We have done recent work on modeling of the air-ground wireless channel in multiple ground site environments, and will be looking at the aeronautical-satellite channel as well. Past work has been on measurement/modeling for vehicle-to-vehicle (V2V) channels, airport surface area channels, atypical indoor channels such as within stairwells and elevator shafts for public safety communications, and the wireless “microchannel” for wireless links withIN integrated circuits.
This involves modulation (sometimes error control coding), spectrum spreading, multicarrier signaling, equalization, diversity combining, and all the processing required at transmitter and receiver for effective signaling in a variety of channels. An example of recent work is filterbank multicarrier (FBMC) signaling for aeronautical applications.
This area includes duplexing, multiplexing, and multiple access scheme analysis and design for multiple network topologies (relay, mesh, and ad hoc). Our recent work has addressed comparison of Mux/Duplexing/MA techniques across multiple domains for these networks, and MA/Duplexing designs for wireless networks on chips (WiNoCs).
We are investigating communication techniques for UAVs. This includes work for NASA, and also work with small UAVs, where we are exploring the use of compact software defined radios. With several other faculty (Wang from our group, and Xu and Nelakuditi from CSE) we will be expanding this to include UAV networking
We are just launching work on millimeter wave (mmWave) wireless, with potential applications being indoors, at airports, and on UAVs.

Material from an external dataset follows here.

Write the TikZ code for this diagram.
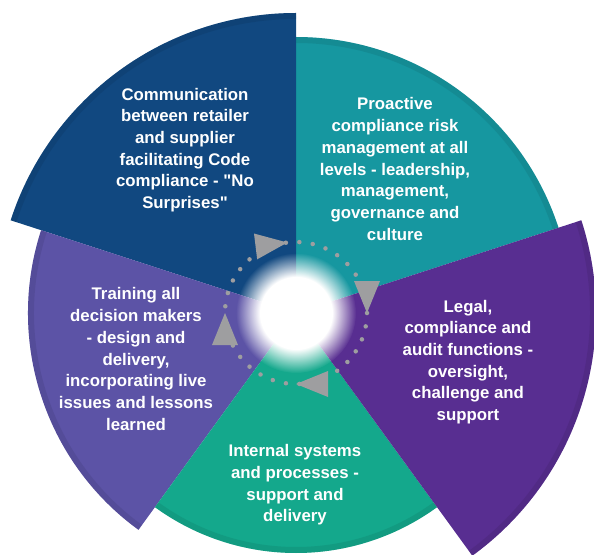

A senior design group is working at installing a direct-broadcast TV antenna on the roof of our building. We plan to downconvert the signal, sample, and store samples for analysis, with the goal to record K-band signal strength over time to quantify attenuation due to precipitation. A future project may install a receiver for monitoring VLF transmissions due to lightning, as part of the World Wide Lightning Location Network.